Most of the world’s biggest private equity firms, including Blackstone, KKR and Carlyle, have put the brakes on deals in China this year as geopolitical tensions rise and Beijing exerts tighter control over business.
Dealmaking in the world’s second-largest economy has slowed significantly, with just five new investments — mostly small — by the 10 largest global buyout firms this year.
The figures underscore how quickly overseas investors’ enthusiasm for China, once a hot market, has waned in recent years. The same 10 firms collectively made 30 investments in the country as recently as 2021 and similar numbers in earlier years, but the numbers have fallen every year since then. This year, seven of the 10 have made no new investments at all, the figures from Dealogic show.
“China has been a roller coaster for investors, with geopolitical tensions, regulatory unpredictability and economic headwinds,” said Kher Sheng Lee, Asia-Pacific co-head for the Alternative Investment Management Association.
While the country’s rapid growth had fuelled a “gold rush” in the past, “today, it’s more like panning for gold with a magnifying glass and tweezers”, he said.
For much of the past decade, firms rushed to gain exposure to a large and fast-growing market, buying stakes in Chinese companies that could later list in the US and netting their investors a large windfall.
But since the ride-hailing app Didi Chuxing’s troubled New York initial public offering in 2021, Beijing has cracked down on overseas listings, leaving investors with fewer ways to cash out.
China’s slowing growth has deterred investors, as have planned US restrictions on private equity investment in some Chinese technology.
“Geopolitical constraints such as outbound investment rules make China increasingly look radioactive as an investment market despite its opportunities,” said Han Lin, China country director at consultancy The Asia Group.
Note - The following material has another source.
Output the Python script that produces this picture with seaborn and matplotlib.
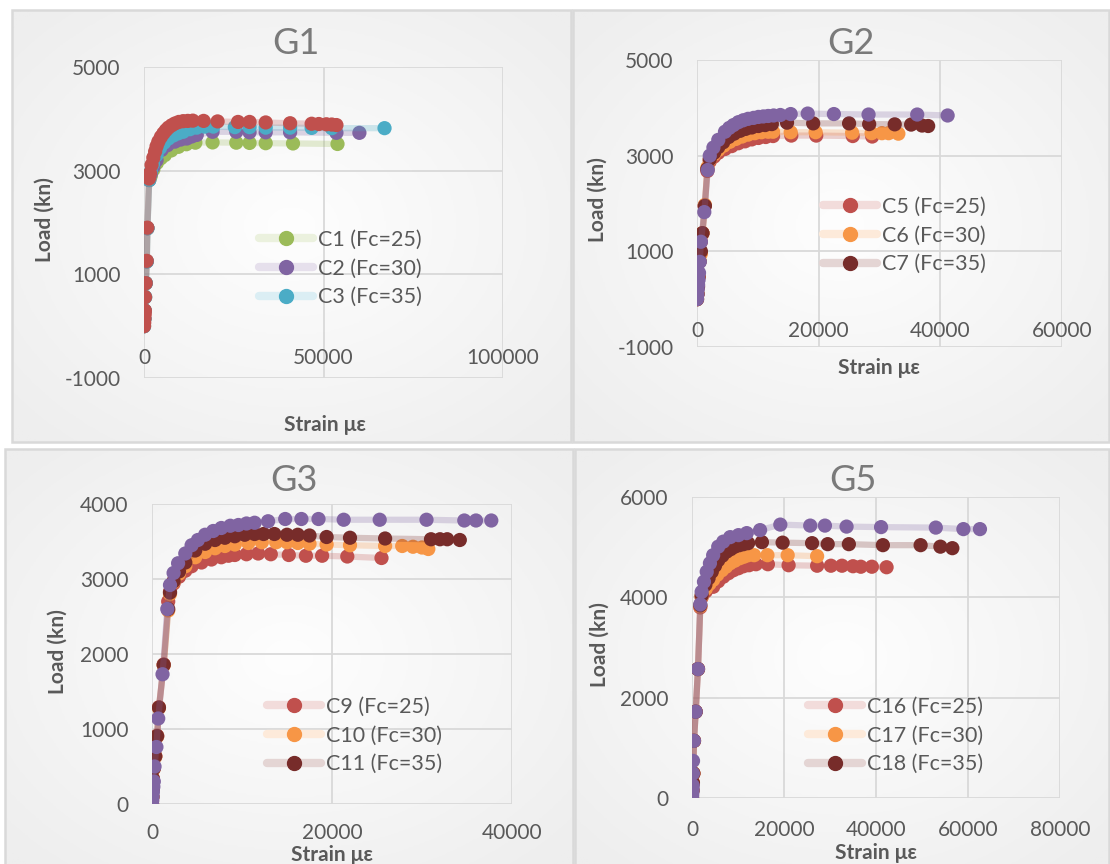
import matplotlib
matplotlib.use("Agg")
import matplotlib.pyplot as plt
import matplotlib.colors as mcolors
from matplotlib.lines import Line2D
from matplotlib.patches import Rectangle
from matplotlib.ticker import StrMethodFormatter
import numpy as np
import seaborn as sns
import pandas as pd

# ---- data (strain in micro-strain, load in kN) ----
g1_c1_strain = [0, 100, 200, 300, 500, 780, 950, 1450, 1900, 2600, 3600, 4700, 5800, 7600, 9600, 11800, 14300,
                19100, 25700, 29400, 33900, 41500, 53900]
g1_c1_load = [0, 140, 300, 560, 830, 1250, 1890, 2820, 2900, 3020, 3150, 3240, 3300, 3390, 3460, 3510, 3540,
              3545, 3540, 3535, 3530, 3525, 3515]
g1_c2_strain = [0, 100, 200, 300, 500, 780, 950, 1450, 1900, 2600, 3500, 4900, 6500, 8600, 10200, 11900, 13300,
                14700, 19100, 25700, 29400, 33900, 40700, 53600, 60000]
g1_c2_load = [0, 140, 300, 560, 830, 1250, 1890, 2820, 2940, 3070, 3200, 3400, 3490, 3560, 3600, 3620, 3660,
              3690, 3750, 3750, 3740, 3740, 3740, 3730, 3730]
g1_c3_strain = [0, 100, 200, 300, 500, 780, 950, 1450, 1900, 2500, 3500, 4500, 5600, 6800, 8200, 9500, 10900,
                12800, 14700, 16900, 19300, 25300, 29400, 33900, 40700, 46700, 52300, 67000]
g1_c3_load = [0, 140, 300, 560, 830, 1250, 1890, 2820, 2980, 3130, 3300, 3440, 3540, 3620, 3680, 3720, 3750,
              3800, 3830, 3850, 3850, 3840, 3840, 3830, 3830, 3825, 3820, 3820]
g1_c4_strain = [0, 60, 130, 200, 240, 280, 470, 750, 920, 1400, 1700, 2100, 2600, 3100, 3500, 4000, 4700, 5400,
                6100, 6800, 7700, 8600, 9700, 10900, 12200, 13600, 16600, 20500, 26200, 29400, 33900, 40700,
                46700, 48700, 50800, 52300, 53600]
g1_c4_load = [0, 70, 150, 230, 300, 560, 830, 1260, 1900, 2850, 2950, 3110, 3250, 3370, 3470, 3560, 3650, 3720,
              3780, 3830, 3875, 3910, 3940, 3955, 3960, 3965, 3960, 3950, 3940, 3940, 3930, 3915,
              3905, 3900, 3895, 3890, 3880]

g2_c5_strain = [0, 80, 160, 250, 400, 640, 900, 1250, 1700, 2100, 2800, 3500, 4600, 5700, 6800, 7900, 9000,
                10100, 11300, 12500, 15500, 19600, 25600, 28800]
g2_c5_load = [0, 100, 250, 450, 780, 1200, 1380, 1950, 2680, 2880, 2980, 3060, 3140, 3200, 3260, 3300, 3340,
              3370, 3390, 3410, 3420, 3420, 3410, 3400]
g2_c6_strain = [0, 80, 160, 250, 420, 640, 900, 1300, 1700, 2100, 2800, 3500, 4400, 5400, 6400, 7400, 8400,
                9500, 10600, 11700, 12500, 15400, 19500, 25500, 28700, 30400, 31500, 33100]
g2_c6_load = [0, 120, 270, 480, 800, 950, 1380, 1970, 2750, 2920, 3030, 3120, 3210, 3290, 3350, 3400, 3440,
              3470, 3490, 3500, 3500, 3490, 3490, 3480, 3470, 3470, 3470, 3460]
g2_c7_strain = [0, 80, 160, 250, 420, 640, 900, 1300, 1700, 2100, 2800, 3500, 4300, 5200, 6100, 7100, 8000,
                9000, 10100, 11200, 12300, 14800, 19100, 25000, 28300, 32500, 35200, 37000, 38000]
g2_c7_load = [0, 110, 260, 470, 790, 1000, 1380, 1950, 2720, 2930, 3060, 3180, 3280, 3390, 3460, 3520, 3560,
              3590, 3620, 3640, 3660, 3690, 3675, 3675, 3660, 3655, 3650, 3630, 3620]
g2_c8_strain = [0, 60, 120, 180, 250, 330, 460, 640, 1200, 1760, 2100, 2700, 3500, 4600, 5300, 6000, 6800,
                7600, 8400, 9300, 10100, 10900, 11700, 12600, 13700, 15400, 18200, 22500, 28200, 36200, 41200]
g2_c8_load = [0, 100, 200, 300, 400, 550, 780, 1200, 1820, 2700, 3000, 3170, 3330, 3500, 3580, 3640, 3700,
              3740, 3770, 3790, 3810, 3820, 3830, 3840, 3850, 3870, 3880, 3870, 3860, 3860, 3840]

g3_c9_strain = [0, 40, 80, 100, 200, 360, 570, 770, 1300, 1800, 2000, 2400, 3000, 3700, 4400, 5500, 6600,
                7700, 8500, 9200, 10500, 11800, 13200, 15200, 17100, 18900, 21700, 25500]
g3_c9_load = [0, 100, 200, 340, 480, 640, 910, 1290, 1860, 2700, 2830, 2940, 3030, 3110, 3170, 3220, 3260,
              3290, 3310, 3320, 3330, 3340, 3330, 3320, 3310, 3310, 3300, 3280]
g3_c10_strain = [0, 40, 80, 100, 200, 360, 570, 770, 1300, 1800, 2000, 2400, 3000, 3700, 4800, 5900, 7000,
                 8100, 9200, 10700, 12200, 13800, 15000, 16200, 17500, 19400, 22000, 25900, 27800, 29000,
                 30000, 30700]
g3_c10_load = [0, 90, 190, 330, 470, 630, 900, 1280, 1850, 2580, 2800, 2960, 3070, 3170, 3290, 3360, 3410,
               3440, 3460, 3480, 3490, 3490, 3490, 3480, 3470, 3460, 3450, 3440, 3440, 3430,
               3420, 3400]
g3_c11_strain = [0, 40, 80, 100, 200, 360, 570, 770, 1300, 1800, 2000, 2400, 3000, 3700, 4800, 5900, 7000,
                 8100, 9200, 10300, 11400, 12400, 13600, 15000, 16200, 17500, 19400, 22000, 25900, 31000,
                 32000, 32800, 34200]
g3_c11_load = [0, 95, 195, 335, 475, 635, 905, 1285, 1855, 2600, 2820, 2970, 3100, 3220, 3380, 3470, 3520,
               3550, 3570, 3590, 3600, 3600, 3600, 3590, 3590, 3580, 3560, 3550, 3540, 3530,
               3530, 3530, 3520]
g3_c12_strain = [0, 30, 60, 100, 150, 200, 280, 490, 690, 1170, 1700, 2000, 2400, 2900, 3700, 4400, 5100,
                 5900, 6800, 7700, 8700, 9600, 10500, 11400, 12900, 14800, 16600, 18500, 21300, 25300,
                 30500, 34700, 36000, 37700]
g3_c12_load = [0, 50, 100, 160, 230, 300, 500, 760, 1140, 1730, 2600, 2920, 3080, 3210, 3340, 3450, 3520,
               3590, 3640, 3680, 3710, 3720, 3740, 3750, 3770, 3800, 3800, 3800, 3790, 3790,
               3790, 3780, 3780, 3780]

g5_c16_strain = [0, 100, 200, 300, 430, 800, 1300, 1800, 2100, 3000, 4600, 5700, 6800, 7900, 9000, 10100,
                 11200, 12400, 13900, 16500, 21000, 27200, 30200, 32600, 35000, 36700, 39100, 42300]
g5_c16_load = [0, 150, 300, 490, 1140, 1720, 2570, 3800, 4000, 4120, 4210, 4320, 4410, 4480, 4540, 4580,
               4620, 4640, 4660, 4660, 4640, 4630, 4630, 4630, 4620, 4610, 4610, 4600]
g5_c17_strain = [0, 100, 200, 300, 430, 800, 1300, 1800, 2100, 3000, 3800, 4600, 5500, 6500, 7400, 8300,
                 9300, 10400, 11300, 12200, 13500, 16400, 20800, 27200]
g5_c17_load = [0, 150, 300, 490, 1140, 1720, 2570, 3820, 4020, 4170, 4270, 4350, 4450, 4540, 4610, 4680,
               4730, 4780, 4810, 4840, 4840, 4840, 4840, 4820]
g5_c18_strain = [0, 100, 200, 300, 430, 800, 1300, 1800, 2100, 2900, 3600, 4300, 5000, 5700, 6600, 7500,
                 8400, 9300, 10300, 11200, 12200, 15200, 19700, 26100, 29500, 34100, 41500, 49700, 54000, 56600]
g5_c18_load = [0, 150, 300, 490, 1140, 1720, 2570, 3840, 4040, 4250, 4380, 4510, 4630, 4740, 4830, 4910,
               4960, 5010, 5040, 5060, 5080, 5100, 5090, 5080, 5060, 5060, 5040, 5040, 5010, 4980]
g5_c19_strain = [0, 40, 80, 120, 160, 200, 220, 430, 800, 1300, 1800, 2100, 2600, 3200, 3900, 4600, 5700,
                 6800, 8300, 10100, 11900, 14800, 19200, 25700, 28900, 33600, 41100, 53000, 59000, 62600]
g5_c19_load = [0, 60, 120, 180, 250, 490, 740, 1140, 1720, 2570, 3860, 4110, 4310, 4510, 4680, 4840, 5010,
               5110, 5200, 5240, 5280, 5340, 5450, 5430, 5430, 5410, 5400, 5390, 5360, 5360]

g1_labels = ["C1 (Fc=25)", "C2 (Fc=30)", "C3 (Fc=35)"]
g2_labels = ["C5 (Fc=25)", "C6 (Fc=30)", "C7 (Fc=35)"]
g3_labels = ["C9 (Fc=25)", "C10 (Fc=30)", "C11 (Fc=35)"]
g5_labels = ["C16 (Fc=25)", "C17 (Fc=30)", "C18 (Fc=35)"]

RED = "#C0504D"
GREEN = "#9BBB59"
PURPLE = "#8064A2"
TEAL = "#4BACC6"
ORANGE = "#F79646"
DARKRED = "#772C2A"
GREY = "#595959"

W, H = 1110, 864

sns.set_style("white")
plt.rcParams["font.family"] = ["Lato", "DejaVu Sans"]
plt.rcParams["axes.unicode_minus"] = False


def fx(x):
    return x / W


def fy(y):
    return 1 - y / H


def pale(c, f=0.8):
    r, g, b = mcolors.to_rgb(c)
    return (r + (1 - r) * f, g + (1 - g) * f, b + (1 - b) * f)


def draw_panel(ax, series, xlim, xticks, ylim, yticks, labels, leg_xy, xpad=16):
    for i, (strain, load, color) in enumerate(series):
        df = pd.DataFrame({"strain": strain, "load": load})
        sns.lineplot(data=df, x="strain", y="load", sort=False, estimator=None, color=color,
                     lw=4.5, alpha=0.25, ax=ax, zorder=2 + 2 * i)
        sns.scatterplot(data=df, x="strain", y="load", color=color, s=105, edgecolor="none",
                        ax=ax, zorder=3 + 2 * i)
    ax.set_xlim(*xlim)
    ax.set_ylim(*ylim)
    ax.set_xticks(xticks)
    ax.set_yticks(yticks)
    ax.xaxis.set_major_formatter(StrMethodFormatter("{x:.0f}"))
    ax.yaxis.set_major_formatter(StrMethodFormatter("{x:.0f}"))
    ax.set_facecolor("none")
    ax.grid(True, color="#d9d9d9", lw=1.3)
    ax.set_axisbelow(True)
    for s in ax.spines.values():
        s.set_visible(False)
    ax.spines["bottom"].set_position(("data", 0))
    ax.tick_params(axis="x", length=0, labelsize=15, labelcolor=GREY, pad=xpad)
    ax.tick_params(axis="y", length=0, labelsize=15, labelcolor=GREY, pad=17)
    ax.set_xlabel("")
    ax.set_ylabel("")
    handles = [Line2D([0], [0], color=pale(c), lw=6, marker="o", markersize=10,
                      markerfacecolor=c, markeredgecolor=c) for _, _, c in series[:3]]
    ax.legend(handles, labels, loc="upper left", bbox_to_anchor=(fx(leg_xy[0]), fy(leg_xy[1])),
              bbox_transform=ax.figure.transFigure, frameon=False, fontsize=15.5, labelcolor=GREY,
              handlelength=2.5, handletextpad=0.25, labelspacing=0.4, borderpad=0, borderaxespad=0)


fig = plt.figure(figsize=(W / 100, H / 100), dpi=100)

# chart panels: soft radial background with a thin border
gy, gx = np.mgrid[-1:1:200j, -1:1:200j]
glow = np.clip(np.sqrt(gx ** 2 + gy ** 2) / 1.35, 0, 1)
bg_cmap = mcolors.LinearSegmentedColormap.from_list("bg", ["#fefefe", "#eeeeee"])
for l, t, r, b in [(12, 10, 571, 442), (573, 10, 1109, 442), (5, 449, 573, 866), (575, 449, 1109, 866)]:
    bg = fig.add_axes([fx(l), fy(b), (r - l) / W, (b - t) / H], zorder=-2)
    bg.imshow(glow, cmap=bg_cmap, vmin=0, vmax=1, aspect="auto", extent=(0, 1, 0, 1))
    bg.set_axis_off()
    fig.add_artist(Rectangle((fx(l), fy(b)), (r - l) / W, (b - t) / H, transform=fig.transFigure,
                             facecolor="none", edgecolor="#d9d9d9", lw=1.8, zorder=-1))


def add_ax(l, t, r, b):
    return fig.add_axes([fx(l), fy(b), (r - l) / W, (b - t) / H])


ax1 = add_ax(144, 67, 503, 378)
draw_panel(ax1, [(g1_c1_strain, g1_c1_load, GREEN), (g1_c2_strain, g1_c2_load, PURPLE),
                 (g1_c3_strain, g1_c3_load, TEAL), (g1_c4_strain, g1_c4_load, RED)],
           (0, 100000), [0, 50000, 100000], (-1000, 5000), [-1000, 1000, 3000, 5000], g1_labels, (259, 230))

ax2 = add_ax(697, 60, 1062, 347)
draw_panel(ax2, [(g2_c5_strain, g2_c5_load, RED), (g2_c6_strain, g2_c6_load, ORANGE),
                 (g2_c7_strain, g2_c7_load, DARKRED), (g2_c8_strain, g2_c8_load, PURPLE)],
           (0, 60000), [0, 20000, 40000, 60000], (-1000, 5000), [-1000, 1000, 3000, 5000], g2_labels, (823, 197))

ax3 = add_ax(152, 504, 512, 804)
draw_panel(ax3, [(g3_c9_strain, g3_c9_load, RED), (g3_c10_strain, g3_c10_load, ORANGE),
                 (g3_c11_strain, g3_c11_load, DARKRED), (g3_c12_strain, g3_c12_load, PURPLE)],
           (0, 40000), [0, 20000, 40000], (0, 4000), [0, 1000, 2000, 3000, 4000], g3_labels, (267, 697),
           xpad=14)

ax4 = add_ax(692, 497, 1060, 798)
draw_panel(ax4, [(g5_c16_strain, g5_c16_load, RED), (g5_c17_strain, g5_c17_load, ORANGE),
                 (g5_c18_strain, g5_c18_load, DARKRED), (g5_c19_strain, g5_c19_load, PURPLE)],
           (0, 80000), [0, 20000, 40000, 60000, 80000], (0, 6000), [0, 2000, 4000, 6000], g5_labels, (808, 697))

# titles and axis titles
for name, x, y in [("G1", 296, 43), ("G2", 851, 43), ("G3", 294, 481), ("G5", 853, 481)]:
    fig.text(fx(x), fy(y), name, ha="center", va="center", fontsize=26, color="#7a7a7a")
for x, y in [(325, 425), (879, 368), (332, 855), (876, 853)]:
    fig.text(fx(x), fy(y), "Strain με", ha="center", va="center", fontsize=15, color=GREY, fontweight="bold")
for x, y in [(45, 220), (598, 200), (58, 652), (600, 645)]:
    fig.text(fx(x), fy(y), "Load (kn)", ha="center", va="center", rotation=90, fontsize=15, color=GREY,
             fontweight="bold")

fig.savefig("out.png", dpi=100)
The data covers the 10 largest buyout groups by funds raised for private equity over the past decade, ranked by Preqin. It excludes those that have done no deals in China, as well as Vista Equity Partners, which has done just one deal in the country. It includes real estate deals.
Dealogic also counts some deals struck by companies that private equity groups later acquired. Private equity firms do not always disclose their deals, and any undisclosed investments may be missing from the data.
Warburg Pincus, once one of the most active US private equity firms in China — which has bought stakes in Ant Group and classifieds site 58.com — has not done a deal in China this year and struck just two in each of the previous two years, down from 18 in 2017 and 15 in 2018.
With the exception of a small proposed deal this year to boost its stake in a supply chain management company, Blackstone, whose founder and chief executive Stephen Schwarzman is among the most well-known foreign dealmakers in China, has not done a private equity deal in the country since 2021, according to the Dealogic figures.
Private equity dealmaking has slowed globally as rising rates have made the industry’s debt-fuelled model more expensive. But the number of deals struck by the 10 firms has fallen more sharply in China than globally in recent years.
Apart from Blackstone’s supply chain deal, Advent and Bain are the only firms among the 10 to have agreed deals in the country this year, according to the data.
Advent invested in Shanghai-based conference and exhibitions group VNU Exhibitions Asia and Seek Pet Food, a Chinese pet food manufacturer.
Fedrigoni, a packaging products group in which Bain owns a stake, did the remaining two of this year’s five deals, buying stakes in Quzhou paper mill owner Arjowiggins and radio-frequency identification (RFID) company BoingTech.
A Bain spokesperson said the firm had “conviction in our core themes in China, including industrials, renewables and consumer services” and that “attractive valuations and the need for growth capital offer additional opportunities”. The other firms declined to comment.
Jean Salata, chair of EQT’s Asia business, told the Financial Times in June that the “bar is high” for investing in China.
The pace of offshore listings of Chinese companies has slowed since an investigation into Didi after its IPO and new mainland rules governing listings.
“The IPO market’s deep freeze has left many fund managers in China stranded,” Lee said. “When you can’t float your company, you’re looking at other exit routes, which are often less lucrative . . . maybe trade sales or mergers will gain traction, but the absence of a robust IPO market will probably weaken returns.”
Last year, US President Joe Biden signed an order to restrict US investment in China’s quantum computing, advanced chips and artificial intelligence sectors in an effort to cut the flow of US capital and expertise to the Chinese military, a move that has hit investors’ appetite.